● GOAL OF THE EXERCISE: Retype these lines and no others: the line holding "Emit a Python", the line holding "import matplotlib.pyplot as plt", and all lines between them. Pictures stay out.

Code that draws figures:
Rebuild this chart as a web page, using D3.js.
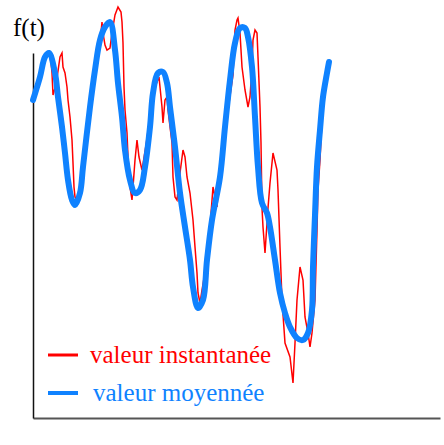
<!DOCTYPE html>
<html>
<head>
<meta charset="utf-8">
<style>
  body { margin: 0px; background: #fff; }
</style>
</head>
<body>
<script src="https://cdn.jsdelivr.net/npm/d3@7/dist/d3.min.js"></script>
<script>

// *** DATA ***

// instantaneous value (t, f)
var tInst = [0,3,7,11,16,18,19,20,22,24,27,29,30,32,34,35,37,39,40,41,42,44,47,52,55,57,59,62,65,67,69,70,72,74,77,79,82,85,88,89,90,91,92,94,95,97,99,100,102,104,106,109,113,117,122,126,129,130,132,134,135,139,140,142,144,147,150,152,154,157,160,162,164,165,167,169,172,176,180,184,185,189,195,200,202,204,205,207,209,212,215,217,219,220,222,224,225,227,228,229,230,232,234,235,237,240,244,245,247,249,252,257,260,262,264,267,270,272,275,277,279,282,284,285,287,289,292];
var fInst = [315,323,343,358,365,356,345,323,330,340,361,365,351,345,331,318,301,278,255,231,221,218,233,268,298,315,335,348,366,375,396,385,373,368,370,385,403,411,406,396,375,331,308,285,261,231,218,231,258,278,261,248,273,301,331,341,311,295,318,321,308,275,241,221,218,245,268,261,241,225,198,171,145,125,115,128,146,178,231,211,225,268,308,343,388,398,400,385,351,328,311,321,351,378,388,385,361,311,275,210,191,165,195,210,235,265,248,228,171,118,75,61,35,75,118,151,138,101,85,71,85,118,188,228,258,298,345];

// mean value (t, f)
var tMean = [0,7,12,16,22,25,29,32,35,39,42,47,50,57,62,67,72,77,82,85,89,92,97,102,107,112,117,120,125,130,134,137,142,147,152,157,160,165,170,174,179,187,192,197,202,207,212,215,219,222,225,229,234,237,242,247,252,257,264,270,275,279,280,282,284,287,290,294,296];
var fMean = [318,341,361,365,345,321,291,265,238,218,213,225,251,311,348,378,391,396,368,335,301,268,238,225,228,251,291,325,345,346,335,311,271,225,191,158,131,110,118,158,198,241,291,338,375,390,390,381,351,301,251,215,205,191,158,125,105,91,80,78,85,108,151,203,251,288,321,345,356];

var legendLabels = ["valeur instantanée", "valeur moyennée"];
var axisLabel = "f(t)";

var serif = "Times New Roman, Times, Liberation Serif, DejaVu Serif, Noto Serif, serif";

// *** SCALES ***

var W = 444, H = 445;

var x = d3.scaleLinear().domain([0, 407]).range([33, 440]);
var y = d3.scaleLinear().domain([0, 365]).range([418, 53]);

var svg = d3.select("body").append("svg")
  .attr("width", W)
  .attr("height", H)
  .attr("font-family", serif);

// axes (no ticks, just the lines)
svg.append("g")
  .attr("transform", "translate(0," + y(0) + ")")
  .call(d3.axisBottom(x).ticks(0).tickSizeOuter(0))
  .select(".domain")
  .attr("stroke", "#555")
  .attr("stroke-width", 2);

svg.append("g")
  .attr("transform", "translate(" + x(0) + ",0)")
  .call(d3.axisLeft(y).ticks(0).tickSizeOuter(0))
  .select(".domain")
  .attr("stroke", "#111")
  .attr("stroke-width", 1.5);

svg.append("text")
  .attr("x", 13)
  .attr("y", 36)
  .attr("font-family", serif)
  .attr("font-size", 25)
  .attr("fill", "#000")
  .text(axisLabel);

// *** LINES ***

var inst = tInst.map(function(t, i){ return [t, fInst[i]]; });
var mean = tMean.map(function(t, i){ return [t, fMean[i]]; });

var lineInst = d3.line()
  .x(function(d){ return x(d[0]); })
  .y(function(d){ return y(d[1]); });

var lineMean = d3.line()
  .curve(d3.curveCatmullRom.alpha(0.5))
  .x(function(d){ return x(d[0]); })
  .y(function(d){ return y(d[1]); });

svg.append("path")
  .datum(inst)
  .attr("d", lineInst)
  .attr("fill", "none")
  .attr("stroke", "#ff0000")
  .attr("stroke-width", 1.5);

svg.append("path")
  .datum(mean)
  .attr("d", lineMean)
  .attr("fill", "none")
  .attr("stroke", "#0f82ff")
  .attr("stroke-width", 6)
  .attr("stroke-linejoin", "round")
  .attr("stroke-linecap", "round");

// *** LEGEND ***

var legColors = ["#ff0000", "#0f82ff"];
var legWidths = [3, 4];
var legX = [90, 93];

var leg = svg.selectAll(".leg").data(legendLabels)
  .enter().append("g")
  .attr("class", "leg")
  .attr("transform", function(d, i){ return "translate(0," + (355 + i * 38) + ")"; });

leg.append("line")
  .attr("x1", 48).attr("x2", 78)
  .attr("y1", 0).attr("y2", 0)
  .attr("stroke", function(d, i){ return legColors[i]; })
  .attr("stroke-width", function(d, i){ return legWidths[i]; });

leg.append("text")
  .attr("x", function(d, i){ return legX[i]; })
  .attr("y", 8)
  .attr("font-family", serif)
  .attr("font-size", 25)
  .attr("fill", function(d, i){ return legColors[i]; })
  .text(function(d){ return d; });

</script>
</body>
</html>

* * *

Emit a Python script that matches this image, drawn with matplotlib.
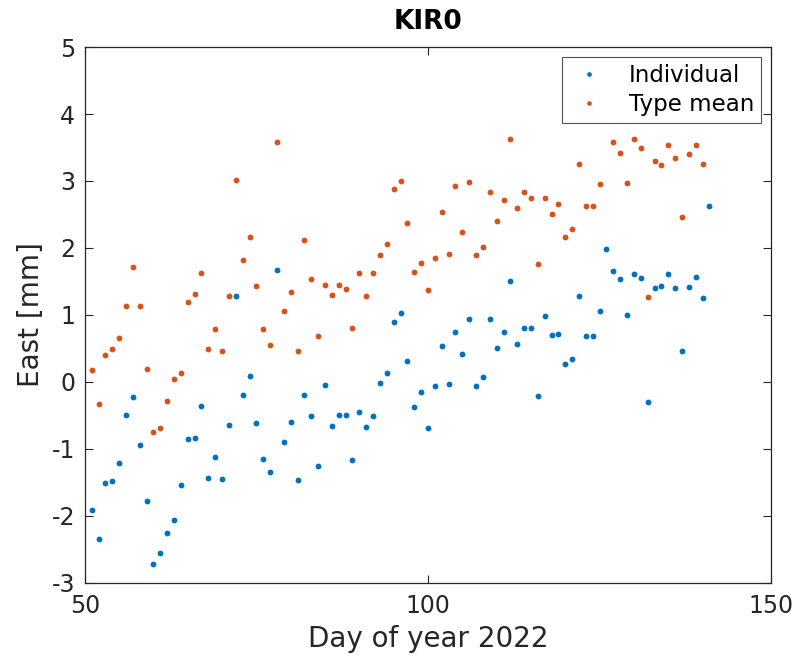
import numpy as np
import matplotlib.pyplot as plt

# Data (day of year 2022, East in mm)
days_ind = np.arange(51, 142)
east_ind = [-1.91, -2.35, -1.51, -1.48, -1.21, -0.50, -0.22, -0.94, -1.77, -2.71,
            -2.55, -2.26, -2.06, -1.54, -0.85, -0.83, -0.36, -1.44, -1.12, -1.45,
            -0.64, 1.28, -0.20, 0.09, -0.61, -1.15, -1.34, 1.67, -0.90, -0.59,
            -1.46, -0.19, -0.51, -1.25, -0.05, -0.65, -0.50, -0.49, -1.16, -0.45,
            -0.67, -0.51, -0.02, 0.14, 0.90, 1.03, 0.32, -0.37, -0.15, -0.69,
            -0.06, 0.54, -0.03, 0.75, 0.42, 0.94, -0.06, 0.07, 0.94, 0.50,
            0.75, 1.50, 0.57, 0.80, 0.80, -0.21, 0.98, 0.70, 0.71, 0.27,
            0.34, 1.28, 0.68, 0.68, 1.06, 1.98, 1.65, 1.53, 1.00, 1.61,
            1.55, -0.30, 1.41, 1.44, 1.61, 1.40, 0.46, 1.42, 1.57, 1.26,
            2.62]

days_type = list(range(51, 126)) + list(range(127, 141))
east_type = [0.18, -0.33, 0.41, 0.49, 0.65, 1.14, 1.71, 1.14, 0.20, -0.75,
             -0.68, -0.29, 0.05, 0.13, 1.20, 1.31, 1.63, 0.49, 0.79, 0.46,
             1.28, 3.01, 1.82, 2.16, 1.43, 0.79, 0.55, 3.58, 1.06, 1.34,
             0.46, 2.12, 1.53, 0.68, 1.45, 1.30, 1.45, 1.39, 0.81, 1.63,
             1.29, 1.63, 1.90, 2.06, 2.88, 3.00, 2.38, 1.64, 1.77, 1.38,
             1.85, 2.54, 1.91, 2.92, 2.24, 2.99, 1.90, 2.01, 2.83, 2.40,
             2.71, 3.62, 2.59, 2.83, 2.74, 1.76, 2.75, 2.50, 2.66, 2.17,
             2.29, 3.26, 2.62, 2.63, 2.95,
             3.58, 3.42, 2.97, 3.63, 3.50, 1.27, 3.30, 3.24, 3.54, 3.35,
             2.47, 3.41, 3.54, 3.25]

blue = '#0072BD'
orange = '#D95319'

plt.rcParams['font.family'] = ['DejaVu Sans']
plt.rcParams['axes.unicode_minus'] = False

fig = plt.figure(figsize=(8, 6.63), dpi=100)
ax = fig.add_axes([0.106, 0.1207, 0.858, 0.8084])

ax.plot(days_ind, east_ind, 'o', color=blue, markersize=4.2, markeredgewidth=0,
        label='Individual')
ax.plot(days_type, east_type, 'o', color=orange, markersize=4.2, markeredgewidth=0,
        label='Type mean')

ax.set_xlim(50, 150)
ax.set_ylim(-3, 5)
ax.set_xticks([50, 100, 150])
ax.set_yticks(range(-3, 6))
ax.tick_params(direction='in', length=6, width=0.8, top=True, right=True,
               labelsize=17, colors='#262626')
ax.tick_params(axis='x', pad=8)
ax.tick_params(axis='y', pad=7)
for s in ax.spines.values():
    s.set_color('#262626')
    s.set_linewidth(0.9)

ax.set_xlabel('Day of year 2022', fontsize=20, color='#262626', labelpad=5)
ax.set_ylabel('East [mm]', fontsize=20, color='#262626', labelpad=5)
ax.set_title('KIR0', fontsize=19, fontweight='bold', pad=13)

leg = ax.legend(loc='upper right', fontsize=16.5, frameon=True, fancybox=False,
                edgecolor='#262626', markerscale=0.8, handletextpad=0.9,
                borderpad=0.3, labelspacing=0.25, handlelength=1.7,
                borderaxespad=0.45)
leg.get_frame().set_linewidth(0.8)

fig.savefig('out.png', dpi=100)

● TASK RESULT:
Emit a Python script that matches this image, drawn with matplotlib.
import numpy as np
import matplotlib.pyplot as plt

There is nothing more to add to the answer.